2. Movement with collision detection using rays, segments and primitive subset of Minkowski algebra. So instead of Yes/No answer for new position I get exactly how much I can move with such speed and direction.
3. Gliding along edges of collided objects.
4. Physics of movement and jumps.
5. Camera movement code for pleasurable look and feel. Y coordinate is fixed but X coordinate is adjusted using LERP according to character movement.
6. Inspection of collision with ground and walls for game logic. So you can't jump while in the air and if character is touching a wall then walljump (sideways and up) is performed instead of regular jump.
7. Jump button buffering, so player can press jump button a little early and still get desired jump. It was very unnatural and annoying without it.
8. Gamepad subset visualization

I don't know why but I was very proud of myself after gamepad code was implemented. In the end it was not very hard to implement. I believe most challenging part was to find documentation for evdev interface. Google search was filled with irrelevant information because name evdev collides with more popular existing python module. I am grateful for open source tool evtest which I was using for visualization and as (source code) cheatsheet to understand how interface and device properties work.

Collision detection of two AABB rectangles was transformed into collision of a rectangle and a point using size transformation. I've implemented intersection of line segment and ray without assumption of alignment to axis in hope to reuse it in future.

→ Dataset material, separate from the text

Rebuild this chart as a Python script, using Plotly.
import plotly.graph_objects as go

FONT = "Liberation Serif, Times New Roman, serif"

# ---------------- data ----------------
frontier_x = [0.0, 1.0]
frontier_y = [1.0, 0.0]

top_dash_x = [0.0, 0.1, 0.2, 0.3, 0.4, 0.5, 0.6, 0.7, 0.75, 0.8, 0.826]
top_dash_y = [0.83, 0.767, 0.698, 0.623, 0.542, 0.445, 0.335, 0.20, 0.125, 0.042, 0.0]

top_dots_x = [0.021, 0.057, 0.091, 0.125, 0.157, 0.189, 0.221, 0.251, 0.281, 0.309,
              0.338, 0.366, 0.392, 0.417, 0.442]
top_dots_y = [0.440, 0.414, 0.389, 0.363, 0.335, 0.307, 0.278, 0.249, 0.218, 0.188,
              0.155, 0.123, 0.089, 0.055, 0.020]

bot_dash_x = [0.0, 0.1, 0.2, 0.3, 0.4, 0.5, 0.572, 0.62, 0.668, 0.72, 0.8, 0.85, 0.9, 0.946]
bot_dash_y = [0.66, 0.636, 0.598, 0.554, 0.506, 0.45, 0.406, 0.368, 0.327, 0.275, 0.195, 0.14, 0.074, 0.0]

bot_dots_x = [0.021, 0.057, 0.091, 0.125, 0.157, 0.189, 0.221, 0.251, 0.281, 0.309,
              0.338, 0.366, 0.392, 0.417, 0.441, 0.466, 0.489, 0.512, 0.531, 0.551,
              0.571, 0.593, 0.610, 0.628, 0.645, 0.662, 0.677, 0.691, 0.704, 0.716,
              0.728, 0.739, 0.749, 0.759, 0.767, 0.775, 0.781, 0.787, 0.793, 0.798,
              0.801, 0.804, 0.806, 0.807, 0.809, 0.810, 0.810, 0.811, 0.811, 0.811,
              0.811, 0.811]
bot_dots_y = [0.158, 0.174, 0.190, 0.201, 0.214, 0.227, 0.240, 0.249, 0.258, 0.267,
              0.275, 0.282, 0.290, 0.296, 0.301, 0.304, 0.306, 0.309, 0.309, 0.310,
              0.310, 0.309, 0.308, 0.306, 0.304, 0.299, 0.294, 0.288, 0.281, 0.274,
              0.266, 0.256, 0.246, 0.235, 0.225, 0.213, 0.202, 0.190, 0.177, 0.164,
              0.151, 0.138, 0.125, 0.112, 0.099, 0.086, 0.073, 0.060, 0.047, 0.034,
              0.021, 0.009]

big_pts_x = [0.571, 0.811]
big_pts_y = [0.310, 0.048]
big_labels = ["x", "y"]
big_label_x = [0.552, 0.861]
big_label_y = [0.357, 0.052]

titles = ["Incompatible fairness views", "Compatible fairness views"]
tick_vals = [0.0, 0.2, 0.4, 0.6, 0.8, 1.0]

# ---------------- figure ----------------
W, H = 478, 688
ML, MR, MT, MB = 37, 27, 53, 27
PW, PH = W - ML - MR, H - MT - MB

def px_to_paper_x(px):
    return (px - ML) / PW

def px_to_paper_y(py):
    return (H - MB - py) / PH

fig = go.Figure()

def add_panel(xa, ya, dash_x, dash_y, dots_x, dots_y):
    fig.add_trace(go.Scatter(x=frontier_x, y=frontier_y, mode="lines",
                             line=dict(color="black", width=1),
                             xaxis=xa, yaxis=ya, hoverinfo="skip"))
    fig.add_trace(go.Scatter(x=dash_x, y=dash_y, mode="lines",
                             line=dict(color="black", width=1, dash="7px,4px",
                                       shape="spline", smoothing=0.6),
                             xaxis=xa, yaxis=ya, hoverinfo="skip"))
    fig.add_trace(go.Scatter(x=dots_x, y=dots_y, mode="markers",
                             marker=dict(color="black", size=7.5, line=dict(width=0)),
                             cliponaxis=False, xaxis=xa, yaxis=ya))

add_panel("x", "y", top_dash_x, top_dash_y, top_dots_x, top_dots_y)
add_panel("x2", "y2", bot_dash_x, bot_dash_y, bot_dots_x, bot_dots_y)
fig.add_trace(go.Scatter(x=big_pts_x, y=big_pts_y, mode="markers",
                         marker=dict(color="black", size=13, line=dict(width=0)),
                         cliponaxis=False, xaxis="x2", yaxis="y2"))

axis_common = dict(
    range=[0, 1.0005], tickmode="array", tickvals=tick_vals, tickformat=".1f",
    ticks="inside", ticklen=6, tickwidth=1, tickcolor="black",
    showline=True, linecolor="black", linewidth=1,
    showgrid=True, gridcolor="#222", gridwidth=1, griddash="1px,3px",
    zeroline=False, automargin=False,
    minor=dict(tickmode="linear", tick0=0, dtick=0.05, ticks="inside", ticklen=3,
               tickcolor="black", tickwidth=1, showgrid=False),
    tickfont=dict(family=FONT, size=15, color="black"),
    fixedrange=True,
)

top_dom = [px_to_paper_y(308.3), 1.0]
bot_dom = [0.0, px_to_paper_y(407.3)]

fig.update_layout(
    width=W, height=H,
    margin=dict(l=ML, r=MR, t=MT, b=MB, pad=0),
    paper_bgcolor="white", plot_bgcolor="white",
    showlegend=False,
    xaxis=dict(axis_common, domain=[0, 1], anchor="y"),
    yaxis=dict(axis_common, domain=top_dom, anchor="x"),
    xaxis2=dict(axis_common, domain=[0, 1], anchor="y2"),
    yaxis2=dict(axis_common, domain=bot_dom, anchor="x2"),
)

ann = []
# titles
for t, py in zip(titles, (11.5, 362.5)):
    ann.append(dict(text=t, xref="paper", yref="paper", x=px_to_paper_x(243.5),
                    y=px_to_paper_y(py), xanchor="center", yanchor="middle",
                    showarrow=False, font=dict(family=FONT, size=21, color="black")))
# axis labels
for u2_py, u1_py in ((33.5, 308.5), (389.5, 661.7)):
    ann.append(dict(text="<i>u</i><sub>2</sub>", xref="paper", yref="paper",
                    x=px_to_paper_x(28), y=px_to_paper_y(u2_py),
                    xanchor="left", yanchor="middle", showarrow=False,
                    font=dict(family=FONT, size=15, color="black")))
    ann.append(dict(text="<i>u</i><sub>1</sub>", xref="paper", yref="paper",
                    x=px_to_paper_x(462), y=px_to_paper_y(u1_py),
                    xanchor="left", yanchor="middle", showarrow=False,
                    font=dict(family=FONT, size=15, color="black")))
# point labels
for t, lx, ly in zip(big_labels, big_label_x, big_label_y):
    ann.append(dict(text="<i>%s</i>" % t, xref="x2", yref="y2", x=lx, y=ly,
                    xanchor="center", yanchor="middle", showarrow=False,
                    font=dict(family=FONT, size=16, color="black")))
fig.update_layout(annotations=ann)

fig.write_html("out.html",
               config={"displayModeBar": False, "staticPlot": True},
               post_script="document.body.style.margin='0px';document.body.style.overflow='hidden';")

Jump physics constants were found empirically (live code reloading was very useful here). It was too late when I found that it was better to calculate them in accordance with desired time and height of jump.

Few notes:

1. I've spent much time debugging coordinate system misallignment in rendering and collision detection.
2. It becomes annoying to be unable to scale sprite while rendering scene. I should implement some improvements to software rendering routines in next demo.